Polemik sertifikasi perkawinan tak kunjung selesai ditengah masyarakat karena berbagai macam persepsi negatif terhadap wacana pemerintah ini. Satu hal umum yang dianggap menjadi efek dari sertifikasi perkawinan adalah mempersulit urusan pribadi masyarakat.
Masyarakat banyak beranggapan bahwa kata sertifikasi berarti harus ada proses yang dilalui untuk mendapatkan sertifikat nikah tersebut.
Anggapan tersebut sepenuhnya tidak benar. Sertifikasi perkawinan justru semakin mempermudah masyarakat dalam melakukan perencanaan nikah, perencanaan rumah tangga, kesehatan, finansial, hingga masalah masa depan anak.
Jadi, persepsi tersebut jauh berbanding terbalik dengan tujuan pemerintah mengadakan sertifikasi perkawinan ini.
Dari pemerintah itu sendiri, sertifikasi perkawinan secara spesifik dan khusus bertujuan untuk mempersiapkan sumber daya manusia (SDM) yang unggul, memberikan bekal terutama aspek keagamaan hingga kesehatan, memberikan pemahaman kesehatan alat reproduksi dan penyakit berbahaya, memberi pemahaman masalah gizi dan stunting anak dan menekan angka perceraian.
Dari berbagai tujuan tersebut, pemerintah berpandangan bahwa masyarakat memang perlu dididik dalam berbagai aspek sebelum para calon pasangan memantapkan niatnya untuk menikah.
Dari sisi pengembangan SDM, upaya pemerintah dalam membangun SDM yang unggul dan maju merupakan fokus pemerintahan Jokowi-Amin pada periode 2019-2024 setelah pada periode pertama fokus dalam pembangunan infrastruktur.
Pembangunan manusia dimulai dari bimbingan calon suami-isteri agar bisa mendidik anak dengan cara yang baik sehingga kedepan menjadi generasi penerus bangsa yang cerdas.
Pemerintah juga membekali bekal keagamaan hingga kesehatan secara berimbang agar pasangan yang akan menikah memiliki pemahaman yang mumpuni dalam menyeimbangkan sisi spiritual dengan aktivitas sehari-hari.
Hal berikut yang menjadi perhatian pemerintah adalah soal kasus perceraian yang masih sangat tinggi di Indonesia.
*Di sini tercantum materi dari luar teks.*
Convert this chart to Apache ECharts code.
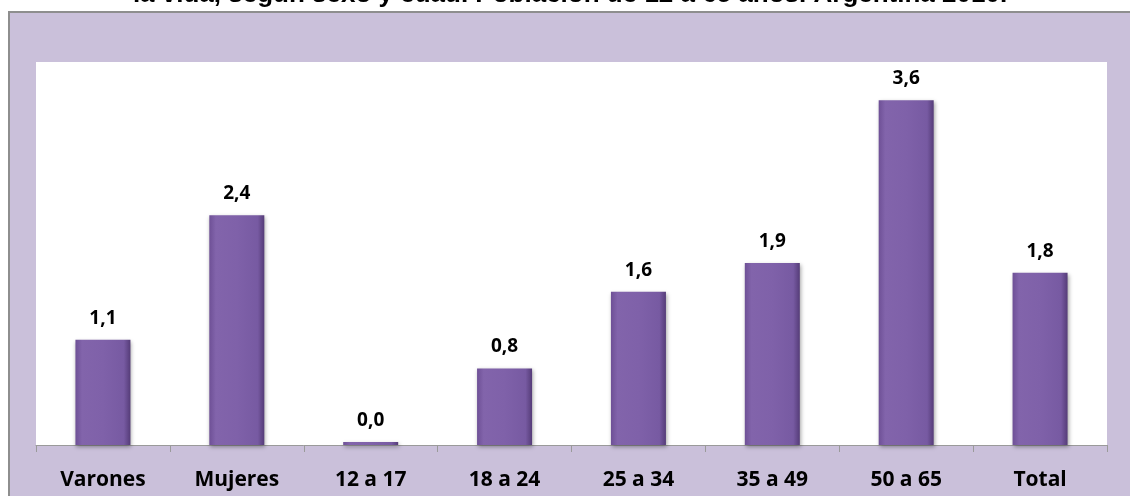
<!DOCTYPE html>
<html><head><meta charset="utf-8">
<script src="https://cdn.jsdelivr.net/npm/echarts@6/dist/echarts.min.js"></script>
<style>html,body{margin:0;padding:0;background:#fff}#c{width:1130px;height:496px}</style>
</head><body><div id="c"></div>
<script>
const titleText = 'la vida, según sexo y edad. Población de 12 a 65 años. Argentina 2010.';
const categories = ['Varones','Mujeres','12 a 17','18 a 24','25 a 34','35 a 49','50 a 65','Total'];
const values = [1.1, 2.4, 0.0, 0.8, 1.6, 1.9, 3.6, 1.8];

const chart = echarts.init(document.getElementById('c'), null, {renderer:'canvas'});
chart.setOption({
  backgroundColor: '#ffffff',
  animation: false,
  graphic: [
    {type:'rect', z:-10, shape:{x:9, y:12, width:1140, height:500},
     style:{fill:'#CAC0DA', stroke:'#8e8e8e', lineWidth:2}},
    {type:'text', z:-20, x:570, y:8,
     style:{text:titleText, font:'bold 26px "Liberation Sans", Arial, sans-serif', fill:'#000',
            align:'center', verticalAlign:'bottom'}}
  ],
  grid: {left:36, right:23, top:62, bottom:51, show:true, backgroundColor:'#ffffff', borderWidth:0},
  xAxis: {
    type:'category', data:categories,
    axisLine:{lineStyle:{color:'#9a9a9a', width:1}},
    axisTick:{show:true, length:7, lineStyle:{color:'#9a9a9a'}},
    axisLabel:{color:'#000', fontFamily:'"Open Sans", sans-serif', fontWeight:'bold', fontSize:21, margin:25}
  },
  yAxis: {type:'value', min:0, max:4, show:false, splitLine:{show:false}},
  series: [{
    type:'bar', data:values, barWidth:55, barMinHeight:3,
    itemStyle:{
      color:{type:'linear', x:0, y:0, x2:1, y2:0, colorStops:[
        {offset:0, color:'#6e5096'},{offset:0.12, color:'#8264ab'},
        {offset:0.5, color:'#7f61a9'},{offset:0.88, color:'#775aa2'},{offset:1, color:'#553c78'}]},
      shadowColor:'rgba(0,0,0,0.35)', shadowBlur:4, shadowOffsetX:1, shadowOffsetY:2
    },
    label:{show:true, position:'top', distance:12, color:'#000',
      fontFamily:'"Open Sans", sans-serif', fontWeight:'bold', fontSize:19,
      formatter: p => p.value.toFixed(1).replace('.', ',')}
  }]
});
</script></body></html>
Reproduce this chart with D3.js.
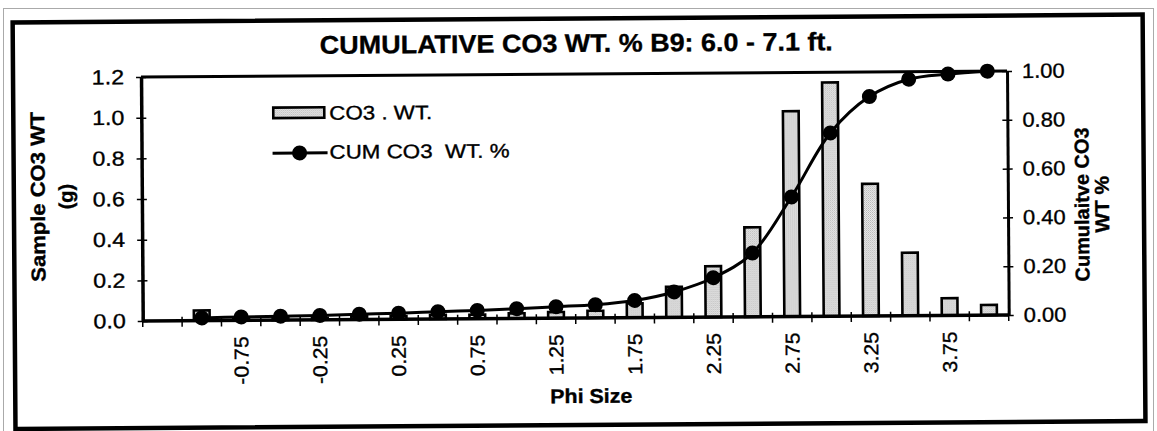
<!DOCTYPE html>
<html>
<head>
<meta charset="utf-8">
<script src="https://cdn.jsdelivr.net/npm/d3@7"></script>
<style>
  html, body { margin: 0; padding: 0; background: #fff; }
  svg { display: block; font-family: "Liberation Sans", Arial, sans-serif; }
  text { stroke: #000; stroke-width: 0.35px; fill: #000; }
</style>
</head>
<body>
<svg id="chart" width="1157" height="431"></svg>
<script>
// ---- data ----
const categories = ["", "-1.00", "-0.75", "-0.50", "-0.25", "0.00", "0.25", "0.50", "0.75", "1.00",
  "1.25", "1.50", "1.75", "2.00", "2.25", "2.50", "2.75", "3.00", "3.25", "3.50", "3.75", "4.00"];
const co3Weight = [null, 0.05, 0.01, 0.01, 0.01, 0.015, 0.015, 0.02, 0.02, 0.025,
  0.03, 0.035, 0.07, 0.15, 0.25, 0.44, 1.01, 1.15, 0.65, 0.31, 0.085, 0.05];
const cumPercent = [null, 0.011, 0.014, 0.016, 0.018, 0.022, 0.025, 0.03, 0.034, 0.04,
  0.047, 0.054, 0.07, 0.104, 0.161, 0.261, 0.49, 0.751, 0.899, 0.969, 0.989, 1.0];
const leftTicks = [0, 0.2, 0.4, 0.6, 0.8, 1.0, 1.2];
const rightTicks = [0, 0.2, 0.4, 0.6, 0.8, 1.0];
const xTickLabels = ["-0.75", "-0.25", "0.25", "0.75", "1.25", "1.75", "2.25", "2.75", "3.25", "3.75"];
const titleText = "CUMULATIVE CO3 WT. % B9: 6.0 - 7.1 ft.";
const seriesNames = ["CO3 . WT.", "CUM CO3  WT. %"];

// ---- layout ----
const M = { left: 142, right: 1008, top: 74, bottom: 318 };
const svg = d3.select("#chart");

function stretch(sel, k) {
  sel.each(function () {
    const w = this.getComputedTextLength();
    this.setAttribute("textLength", w * k);
    this.setAttribute("lengthAdjust", "spacingAndGlyphs");
  });
}
function fitTo(sel, len) {
  sel.attr("textLength", len).attr("lengthAdjust", "spacingAndGlyphs");
}

// stipple pattern for bars
const defs = svg.append("defs");
const pat = defs.append("pattern").attr("id", "stip").attr("patternUnits", "userSpaceOnUse")
  .attr("width", 2).attr("height", 2);
pat.append("rect").attr("width", 2).attr("height", 2).attr("fill", "#ececec");
pat.append("rect").attr("x", 0).attr("y", 0).attr("width", 1).attr("height", 1).attr("fill", "#b4b4b4");
pat.append("rect").attr("x", 1).attr("y", 1).attr("width", 1).attr("height", 1).attr("fill", "#c8c8c8");

// faint scan border
svg.append("rect").attr("x", 3.5).attr("y", 8.5).attr("width", 1150).attr("height", 440)
  .attr("fill", "none").attr("stroke", "#aaa").attr("stroke-width", 1);

const root = svg.append("g").attr("transform", "rotate(-0.4 578 215)");

// thick chart frame
root.append("rect").attr("x", 14).attr("y", 18.5).attr("width", 1130).attr("height", 406.5)
  .attr("fill", "none").attr("stroke", "#000").attr("stroke-width", 4.5);

// scales
const x = d3.scaleBand().domain(categories).range([M.left, M.right]).padding(0);
const yL = d3.scaleLinear().domain([0, 1.2]).range([M.bottom, M.top]);
const yR = d3.scaleLinear().domain([0, 1]).range([M.bottom, M.top]);
const cx = c => x(c) + x.bandwidth() / 2;

// bars
const barData = categories.map((c, i) => ({ c, v: co3Weight[i] })).filter(d => d.v != null);
const bw = x.bandwidth() * 0.4;
root.append("g").selectAll("rect").data(barData).join("rect")
  .attr("x", d => cx(d.c) - bw / 2)
  .attr("y", d => yL(d.v))
  .attr("width", bw)
  .attr("height", d => yL(0) - yL(d.v))
  .attr("fill", "url(#stip)")
  .attr("stroke", "#000")
  .attr("stroke-width", 2.6);

// plot top border
root.append("line").attr("x1", M.left).attr("x2", M.right).attr("y1", M.top).attr("y2", M.top)
  .attr("stroke", "#000").attr("stroke-width", 3);

// left axis
const axL = root.append("g").attr("transform", `translate(${M.left},0)`)
  .call(d3.axisLeft(yL).tickValues(leftTicks).tickFormat(d3.format(".1f")).tickSize(5).tickSizeOuter(0).tickPadding(12));
axL.select(".domain").attr("stroke-width", 3.5).attr("stroke", "#000");
axL.selectAll(".tick line").attr("x1", 5).attr("stroke-width", 1.5);
axL.selectAll(".tick text").attr("font-size", 20.5).attr("fill", "#000").attr("font-family", "Liberation Sans, Arial, sans-serif");
stretch(axL.selectAll(".tick text"), 1.13);

// right axis
const axR = root.append("g").attr("transform", `translate(${M.right},0)`)
  .call(d3.axisRight(yR).tickValues(rightTicks).tickFormat(d3.format(".2f")).tickSize(5).tickSizeOuter(0).tickPadding(10));
axR.select(".domain").attr("stroke-width", 3).attr("stroke", "#000");
axR.selectAll(".tick line").attr("x1", -5).attr("stroke-width", 1.5);
axR.selectAll(".tick text").attr("font-size", 20.5).attr("fill", "#000").attr("font-family", "Liberation Sans, Arial, sans-serif");
stretch(axR.selectAll(".tick text"), 1.07);

// bottom axis (category boundaries ticks)
const edges = categories.map(c => x(c)).concat([x.range()[1]]);
const axB = root.append("g");
axB.selectAll("line.tk").data(edges).join("line").attr("class", "tk")
  .attr("x1", d => d).attr("x2", d => d).attr("y1", M.bottom - 4).attr("y2", M.bottom + 6)
  .attr("stroke", "#000").attr("stroke-width", 1.5);
axB.append("line").attr("x1", M.left).attr("x2", M.right).attr("y1", M.bottom).attr("y2", M.bottom)
  .attr("stroke", "#000").attr("stroke-width", 3.5);
const xl = axB.selectAll("text.xl").data(categories.filter(c => xTickLabels.includes(c))).join("text")
  .attr("class", "xl")
  .attr("transform", d => `translate(${cx(d)},${M.bottom + 16}) rotate(-90)`)
  .attr("text-anchor", "end").attr("dy", "0.35em")
  .attr("font-size", 20).text(d => d);
stretch(xl, 1.06);

// cumulative line
const lineData = categories.map((c, i) => ({ c, v: cumPercent[i] })).filter(d => d.v != null);
const line = d3.line().x(d => cx(d.c)).y(d => yR(d.v)).curve(d3.curveCatmullRom.alpha(0.5));
root.append("path").datum(lineData).attr("d", line)
  .attr("fill", "none").attr("stroke", "#000").attr("stroke-width", 3);
root.append("g").selectAll("circle").data(lineData).join("circle")
  .attr("cx", d => cx(d.c)).attr("cy", d => yR(d.v)).attr("r", 7.5).attr("fill", "#000");

// title
const t = root.append("text").attr("x", 321).attr("y", 52).attr("font-size", 25.5).attr("font-weight", "bold")
  .text(titleText);
fitTo(t, 513);

// axis titles
const lt = root.append("g").attr("transform", "translate(45,193) rotate(-90)");
fitTo(lt.append("text").attr("text-anchor", "middle").attr("font-size", 20).attr("font-weight", "bold")
  .text("Sample CO3 WT"), 170);
lt.append("text").attr("text-anchor", "middle").attr("y", 28).attr("font-size", 20).attr("font-weight", "bold")
  .text("(g)");

const rt = root.append("g").attr("transform", "translate(1089,208) rotate(-90)");
fitTo(rt.append("text").attr("text-anchor", "middle").attr("font-size", 20).attr("font-weight", "bold")
  .text("Cumulaitve CO3"), 154);
fitTo(rt.append("text").attr("text-anchor", "middle").attr("y", 20).attr("font-size", 20).attr("font-weight", "bold")
  .text("WT %"), 57);

const xt = root.append("text").attr("x", 590).attr("y", 403).attr("text-anchor", "middle")
  .attr("font-size", 20).attr("font-weight", "bold").text("Phi Size");
fitTo(xt, 82);

// legend
const lg = root.append("g");
lg.append("rect").attr("x", 274).attr("y", 105.5).attr("width", 51).attr("height", 10.5)
  .attr("fill", "url(#stip)").attr("stroke", "#000").attr("stroke-width", 2.6);
fitTo(lg.append("text").attr("x", 330).attr("y", 118).attr("font-size", 19.5).text(seriesNames[0]), 103);
lg.append("line").attr("x1", 273).attr("x2", 328).attr("y1", 151).attr("y2", 151)
  .attr("stroke", "#000").attr("stroke-width", 3);
lg.append("circle").attr("cx", 300).attr("cy", 151).attr("r", 7.5).attr("fill", "#000");
fitTo(lg.append("text").attr("x", 330).attr("y", 157).attr("font-size", 19.5).attr("xml:space", "preserve")
  .style("white-space", "pre").text(seriesNames[1]), 180);
</script>
</body>
</html>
Perceraian jelas sangat tidak baik bagi keharmonisan keluarga, terutama anak yang pada dasarnya membutuhkan kasih sayang kedua orang tua.
Sepanjang tahun 2018, menurut Badan Peradilan Agama Mahkamah Agung ada 375.714 kasus perceraian dan ini terus meningkat dari tahun ke tahun. Tingginya kasus perceraian ini disebabkan oleh ketidaksiapan dalam menjalani hubungan rumah tangga baik secara mental, finansial dan sikap saat menghadapi masalah.